**YOUR INSTRUCTIONS:** Set the listing down again in full, word for word, with the pictures left out.

**DATA EXCERPT:**

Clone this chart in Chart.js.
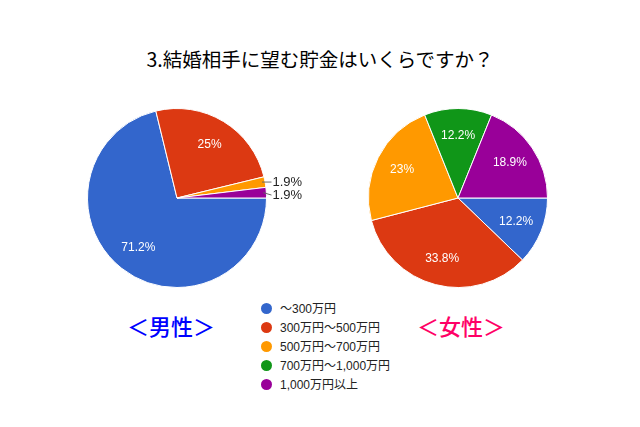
<!DOCTYPE html>
<html lang="ja">
<head>
<meta charset="utf-8">
<script src="https://cdn.jsdelivr.net/npm/chart.js@4/dist/chart.umd.min.js"></script>
<style>
	body { margin: 0; width: 640px; height: 427px; background: #fff; position: relative; overflow: hidden;
		font-family: "Liberation Sans", "Noto Sans CJK JP", sans-serif; }
	#title { position: absolute; left: 0; width: 640px; top: 44px; text-align: center; font-size: 19.5px; color: #000;
		font-family: "Noto Sans CJK JP", sans-serif; }
	.wrap { position: absolute; }
	#male { left: 77px; top: 98px; width: 240px; height: 200px; }
	#female { left: 358px; top: 98px; width: 200px; height: 200px; }
	#legend { position: absolute; left: 261px; top: 300px; font-size: 12px; color: #222; }
	#legend div { height: 19px; line-height: 19px; white-space: nowrap; }
	#legend span.dot { display: inline-block; width: 11px; height: 11px; border-radius: 50%; vertical-align: -1px; margin-right: 8px; }
	.sex { position: absolute; top: 309px; font-size: 22px; font-family: "Noto Sans CJK JP", sans-serif; font-weight: 500; }
</style>
</head>
<body>
<div id="title">3.結婚相手に望む貯金はいくらですか？</div>
<div class="wrap" id="male"><canvas id="maleChart"></canvas></div>
<div class="wrap" id="female"><canvas id="femaleChart"></canvas></div>
<div id="legend"></div>
<div class="sex" style="left:127px; color:#0000ff;">＜男性＞</div>
<div class="sex" style="left:417px; color:#ff0066;">＜女性＞</div>
<script>
(() => {
	"use strict";

	const categories = ["～300万円", "300万円～500万円", "500万円～700万円", "700万円～1,000万円", "1,000万円以上"];
	const maleValues = [71.2, 25, 1.9, 0, 1.9];
	const femaleValues = [12.2, 33.8, 23, 12.2, 18.9];
	const colors = ["#3366cc", "#dc3912", "#ff9900", "#109618", "#990099"];

	// HTML legend
	const legend = document.getElementById("legend");
	categories.forEach((c, i) => {
		const row = document.createElement("div");
		row.innerHTML = '<span class="dot" style="background:' + colors[i] + '"></span>' + c;
		legend.appendChild(row);
	});

	// slice labels, Google style: inside for big slices, outside with a leader for small ones
	const sliceLabels = {
		id: "sliceLabels",
		afterDatasetsDraw(chart) {
			const ctx = chart.ctx;
			const values = chart.data.datasets[0].data;
			const arcs = chart.getDatasetMeta(0).data;
			let lastY = -Infinity;
			ctx.save();
			arcs.forEach((arc, i) => {
				const v = values[i];
				if (!v) return;
				const mid = (arc.startAngle + arc.endAngle) / 2;
				const r = arc.outerRadius;
				const txt = v + "%";
				if (v >= 5) {
					ctx.font = "12px 'Liberation Sans', Arial, sans-serif";
					ctx.fillStyle = "#fff";
					ctx.textAlign = "center";
					ctx.textBaseline = "middle";
					ctx.fillText(txt, arc.x + Math.cos(mid) * r * 0.7, arc.y + Math.sin(mid) * r * 0.7);
				} else {
					let y = arc.y + Math.sin(mid) * r;
					if (y < lastY + 13) y = lastY + 13;
					lastY = y;
					const ex = arc.x + Math.cos(mid) * r;
					const ey = arc.y + Math.sin(mid) * r;
					ctx.strokeStyle = "#666";
					ctx.lineWidth = 1;
					ctx.beginPath();
					ctx.moveTo(ex - 3, ey);
					ctx.lineTo(arc.x + r + 5, y);
					ctx.stroke();
					ctx.font = "13px 'Liberation Sans', Arial, sans-serif";
					ctx.fillStyle = "#222";
					ctx.textAlign = "left";
					ctx.textBaseline = "middle";
					ctx.fillText(txt, arc.x + r + 6, y);
				}
			});
			ctx.restore();
		},
	};

	function makePie(id, values, padding) {
		return new Chart(document.getElementById(id), {
			type: "pie",
			data: {
				labels: categories,
				datasets: [{
					data: values,
					backgroundColor: colors,
					borderColor: "#fff",
					borderWidth: 1,
				}],
			},
			options: {
				responsive: true,
				maintainAspectRatio: false,
				animation: false,
				rotation: 90,
				layout: { padding: padding },
				plugins: {
					legend: { display: false },
					tooltip: { enabled: false },
				},
			},
			plugins: [sliceLabels],
		});
	}

	makePie("maleChart", maleValues, { left: 10, right: 50, top: 10, bottom: 10 });
	makePie("femaleChart", femaleValues, 10);
})();
</script>
</body>
</html>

**COMPLETE ANSWER:**
Clone this chart in Chart.js.
<!DOCTYPE html>
<html lang="ja">
<head>
<meta charset="utf-8">
<script src="https://cdn.jsdelivr.net/npm/chart.js@4/dist/chart.umd.min.js"></script>
<style>
	body { margin: 0; width: 640px; height: 427px; background: #fff; position: relative; overflow: hidden;
		font-family: "Liberation Sans", "Noto Sans CJK JP", sans-serif; }
	#title { position: absolute; left: 0; width: 640px; top: 44px; text-align: center; font-size: 19.5px; color: #000;
		font-family: "Noto Sans CJK JP", sans-serif; }
	.wrap { position: absolute; }
	#male { left: 77px; top: 98px; width: 240px; height: 200px; }
	#female { left: 358px; top: 98px; width: 200px; height: 200px; }
	#legend { position: absolute; left: 261px; top: 300px; font-size: 12px; color: #222; }
	#legend div { height: 19px; line-height: 19px; white-space: nowrap; }
	#legend span.dot { display: inline-block; width: 11px; height: 11px; border-radius: 50%; vertical-align: -1px; margin-right: 8px; }
	.sex { position: absolute; top: 309px; font-size: 22px; font-family: "Noto Sans CJK JP", sans-serif; font-weight: 500; }
</style>
</head>
<body>
<div id="title">3.結婚相手に望む貯金はいくらですか？</div>
<div class="wrap" id="male"><canvas id="maleChart"></canvas></div>
<div class="wrap" id="female"><canvas id="femaleChart"></canvas></div>
<div id="legend"></div>
<div class="sex" style="left:127px; color:#0000ff;">＜男性＞</div>
<div class="sex" style="left:417px; color:#ff0066;">＜女性＞</div>
<script>
(() => {
	"use strict";

	const categories = ["～300万円", "300万円～500万円", "500万円～700万円", "700万円～1,000万円", "1,000万円以上"];
	const maleValues = [71.2, 25, 1.9, 0, 1.9];
	const femaleValues = [12.2, 33.8, 23, 12.2, 18.9];
	const colors = ["#3366cc", "#dc3912", "#ff9900", "#109618", "#990099"];

	// HTML legend
	const legend = document.getElementById("legend");
	categories.forEach((c, i) => {
		const row = document.createElement("div");
		row.innerHTML = '<span class="dot" style="background:' + colors[i] + '"></span>' + c;
		legend.appendChild(row);
	});

	// slice labels, Google style: inside for big slices, outside with a leader for small ones
	const sliceLabels = {
		id: "sliceLabels",
		afterDatasetsDraw(chart) {
			const ctx = chart.ctx;
			const values = chart.data.datasets[0].data;
			const arcs = chart.getDatasetMeta(0).data;
			let lastY = -Infinity;
			ctx.save();
			arcs.forEach((arc, i) => {
				const v = values[i];
				if (!v) return;
				const mid = (arc.startAngle + arc.endAngle) / 2;
				const r = arc.outerRadius;
				const txt = v + "%";
				if (v >= 5) {
					ctx.font = "12px 'Liberation Sans', Arial, sans-serif";
					ctx.fillStyle = "#fff";
					ctx.textAlign = "center";
					ctx.textBaseline = "middle";
					ctx.fillText(txt, arc.x + Math.cos(mid) * r * 0.7, arc.y + Math.sin(mid) * r * 0.7);
				} else {
					let y = arc.y + Math.sin(mid) * r;
					if (y < lastY + 13) y = lastY + 13;
					lastY = y;
					const ex = arc.x + Math.cos(mid) * r;
					const ey = arc.y + Math.sin(mid) * r;
					ctx.strokeStyle = "#666";
					ctx.lineWidth = 1;
					ctx.beginPath();
					ctx.moveTo(ex - 3, ey);
					ctx.lineTo(arc.x + r + 5, y);
					ctx.stroke();
					ctx.font = "13px 'Liberation Sans', Arial, sans-serif";
					ctx.fillStyle = "#222";
					ctx.textAlign = "left";
					ctx.textBaseline = "middle";
					ctx.fillText(txt, arc.x + r + 6, y);
				}
			});
			ctx.restore();
		},
	};

	function makePie(id, values, padding) {
		return new Chart(document.getElementById(id), {
			type: "pie",
			data: {
				labels: categories,
				datasets: [{
					data: values,
					backgroundColor: colors,
					borderColor: "#fff",
					borderWidth: 1,
				}],
			},
			options: {
				responsive: true,
				maintainAspectRatio: false,
				animation: false,
				rotation: 90,
				layout: { padding: padding },
				plugins: {
					legend: { display: false },
					tooltip: { enabled: false },
				},
			},
			plugins: [sliceLabels],
		});
	}

	makePie("maleChart", maleValues, { left: 10, right: 50, top: 10, bottom: 10 });
	makePie("femaleChart", femaleValues, 10);
})();
</script>
</body>
</html>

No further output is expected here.